Gregory Smith, 9, is Florida's hottest national celebrity in that he is on track to graduate from Orange Park High School (near Jacksonville) this year, and then it's on to college -- and here's a kid who probably hasn't even learned how to masturbate yet. The presence in our state of a kid so exceptional is not surprising; someone has to balance out the left-tail urchins.

Stuff you might have missed ...

• The number of Orlando visitor MIA's rose to four when three Attleboro, Mass., guys on an adventure holiday up and vanished. A California businessman disappeared three weeks ago.

• Raymond Emilio Gomez, 17, Apopka, allegedly confessed to killing his mother with a hammer after a dispute over TV. She preferred the soaps; he wanted to watch something else. (This was late afternoon on a Tuesday. Like, what could he possibly have been holding out for? Rosie O'Donnell?)

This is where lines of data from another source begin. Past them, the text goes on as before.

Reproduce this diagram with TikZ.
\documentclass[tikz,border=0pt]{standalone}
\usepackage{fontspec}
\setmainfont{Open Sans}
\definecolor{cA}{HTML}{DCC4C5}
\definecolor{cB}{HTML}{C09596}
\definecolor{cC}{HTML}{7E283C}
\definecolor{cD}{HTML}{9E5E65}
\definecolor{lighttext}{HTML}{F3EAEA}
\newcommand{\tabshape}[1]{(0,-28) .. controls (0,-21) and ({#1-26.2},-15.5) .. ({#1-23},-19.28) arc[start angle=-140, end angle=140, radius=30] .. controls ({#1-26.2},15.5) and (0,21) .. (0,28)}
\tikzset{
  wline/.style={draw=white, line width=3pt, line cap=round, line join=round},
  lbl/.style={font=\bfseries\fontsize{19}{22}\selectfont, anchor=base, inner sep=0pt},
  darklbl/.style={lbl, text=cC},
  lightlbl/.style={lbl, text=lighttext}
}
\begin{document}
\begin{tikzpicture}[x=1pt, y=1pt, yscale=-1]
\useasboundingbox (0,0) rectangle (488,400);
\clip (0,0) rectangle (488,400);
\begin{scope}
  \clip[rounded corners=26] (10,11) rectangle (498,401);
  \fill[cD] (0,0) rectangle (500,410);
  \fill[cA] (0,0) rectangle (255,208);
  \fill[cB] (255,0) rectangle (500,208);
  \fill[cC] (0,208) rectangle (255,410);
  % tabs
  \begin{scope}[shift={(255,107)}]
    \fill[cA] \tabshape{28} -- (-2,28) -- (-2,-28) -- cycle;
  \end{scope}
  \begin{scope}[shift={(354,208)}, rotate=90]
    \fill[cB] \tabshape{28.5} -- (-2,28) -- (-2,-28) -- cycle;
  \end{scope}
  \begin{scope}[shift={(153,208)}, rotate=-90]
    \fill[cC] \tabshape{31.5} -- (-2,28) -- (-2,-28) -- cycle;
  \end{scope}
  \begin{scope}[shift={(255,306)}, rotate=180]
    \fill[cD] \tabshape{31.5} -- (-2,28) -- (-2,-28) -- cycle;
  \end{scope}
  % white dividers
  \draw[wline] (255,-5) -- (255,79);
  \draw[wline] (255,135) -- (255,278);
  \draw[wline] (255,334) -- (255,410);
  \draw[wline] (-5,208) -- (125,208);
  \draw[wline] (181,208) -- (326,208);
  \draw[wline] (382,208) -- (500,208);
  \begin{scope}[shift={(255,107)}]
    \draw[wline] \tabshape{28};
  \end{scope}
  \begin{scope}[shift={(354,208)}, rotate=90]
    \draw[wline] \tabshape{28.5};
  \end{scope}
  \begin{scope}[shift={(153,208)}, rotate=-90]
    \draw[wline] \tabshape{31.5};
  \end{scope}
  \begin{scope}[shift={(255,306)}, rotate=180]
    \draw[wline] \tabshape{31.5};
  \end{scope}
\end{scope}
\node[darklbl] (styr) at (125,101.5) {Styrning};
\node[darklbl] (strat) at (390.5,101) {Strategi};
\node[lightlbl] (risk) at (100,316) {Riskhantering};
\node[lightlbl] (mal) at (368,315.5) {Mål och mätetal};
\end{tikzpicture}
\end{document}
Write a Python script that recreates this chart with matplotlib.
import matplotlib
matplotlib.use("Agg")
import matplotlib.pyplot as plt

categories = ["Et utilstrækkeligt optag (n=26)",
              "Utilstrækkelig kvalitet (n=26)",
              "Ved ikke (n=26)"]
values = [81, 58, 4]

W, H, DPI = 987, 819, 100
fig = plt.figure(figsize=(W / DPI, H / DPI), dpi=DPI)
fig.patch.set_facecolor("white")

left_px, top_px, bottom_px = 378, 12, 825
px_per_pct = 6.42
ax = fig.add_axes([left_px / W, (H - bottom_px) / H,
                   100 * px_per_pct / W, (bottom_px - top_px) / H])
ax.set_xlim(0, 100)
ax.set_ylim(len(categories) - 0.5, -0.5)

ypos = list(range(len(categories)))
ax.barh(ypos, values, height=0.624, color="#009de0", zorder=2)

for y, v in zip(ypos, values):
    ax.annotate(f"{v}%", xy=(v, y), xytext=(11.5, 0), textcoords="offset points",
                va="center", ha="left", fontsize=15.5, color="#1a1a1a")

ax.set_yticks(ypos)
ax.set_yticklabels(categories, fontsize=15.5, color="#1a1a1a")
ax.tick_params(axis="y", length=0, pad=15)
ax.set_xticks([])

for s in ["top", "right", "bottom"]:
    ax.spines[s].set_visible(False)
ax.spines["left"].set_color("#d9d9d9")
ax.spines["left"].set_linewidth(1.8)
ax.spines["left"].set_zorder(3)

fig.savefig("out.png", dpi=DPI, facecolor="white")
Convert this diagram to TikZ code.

• The Sex Wars get more frightening: Among the substances in recent Pensacola busts was a variation on the date-rape drug "scoop": Drano, diluted (but still powerful enough to make your/her esophagus look like Swiss cheese) in bottles of sports drink.

• A Pinellas County church won $10,000 from "America's Funniest Home Videos" for a 1997 Easter performance in which the guy playing Jesus loses his robe in a pulley error during the scheduled "Ascension."

• Republican Joe Chillura, challenging Tampa's incumbent U.S. Rep. Jim Davis, apologized for a high-octane press release that made several charges and contained a sentence written mostly in capital letters and ending with 28 exclamation points. Twenty- eight.

• Often claimed, seldom delivered: An 11-year-old Clearwater girl, claiming that Richard J. Augustine, 45, sexually molested her, added that he had one o' them Distinguishing Characteristics in his genital area. Police photographed him as part of a routine search for contraband at the jail, reportedly revealing the DC. A local judge said the photo was improper, but he just got reversed.

• 911 operator Steve Toncheff, 34, Daytona Beach, was suspended for hitting on a female caller, and subsequent publicity turned up another hittee, more successful in that they were having phone sex by the third call.

• Toncheff is not even Florida's scariest emergency worker. Boca Raton firefighter/paramedic Mark David, 40, resigned amidst allegations that he raped at least seven women, most of whom he had met on the job. (The cases are still under investigation, and David has not yet been charged with a crime.)

• A belatedly reported Georges casualty: A Fort Myers man grabbed a gun and took "the only way out" following an argument with his wife about hurricane preparedness.

• Mining company consultant and ex-Marion County commissioner Don Greene hoodwinked, uh, that is, settled a fraud case with the county over 38,000 tons of dirt never delivered: He gave 'em 41,000 free tons, provided they come pick it up (which will take 2,500 truckloads). Cheaper to buy dirt from a closer place.

• For the second consecutive month, a Florida mom has specifically concluded that the F State is just too cruel a place to raise her kid and so killed him. Cheryl Burns of Lakeland set a fire that killed one (Benjamin, age 7) and injured four. (This is not funny, mind you, but if I didn't point this out, you'd just pick it up on the street somewhere, but it is a special moment for journalists to report on fire victims named Burns.)

• Pensacola police chief Norman Chapman took early retirement ("health," he said) after it got out that he fired a blank at a secretary's head ("practical joke," he said). (Chapman gained fame as the detective who broke Ted Bundy in 1978 in 40 hours of grilling.)

• The other shoe falls: Ray Loewen (founder of Loewen Group Inc., Canadian funeral home company), who was bamboozled out of $2 million by Rev. Henry Lyons in a failed scheme of marketing funerals to black Baptists, was demoted by his board of directors for letting the Rev walk all over him.

• And finally, Robert Andrew Hollinger, 69, Crescent City, who had been using the name Henry Stallworth for 35 years after walking away from a prison detail, was finally nailed when he got all flustered at the Social Security office and applied for benefits under his real name. (He had been convicted of stealing 15 hogs in 1954 and sentenced to one year per hog. Recall that this was before the U.S. Supreme Court had gotten around to readjusting the Bill of Rights.)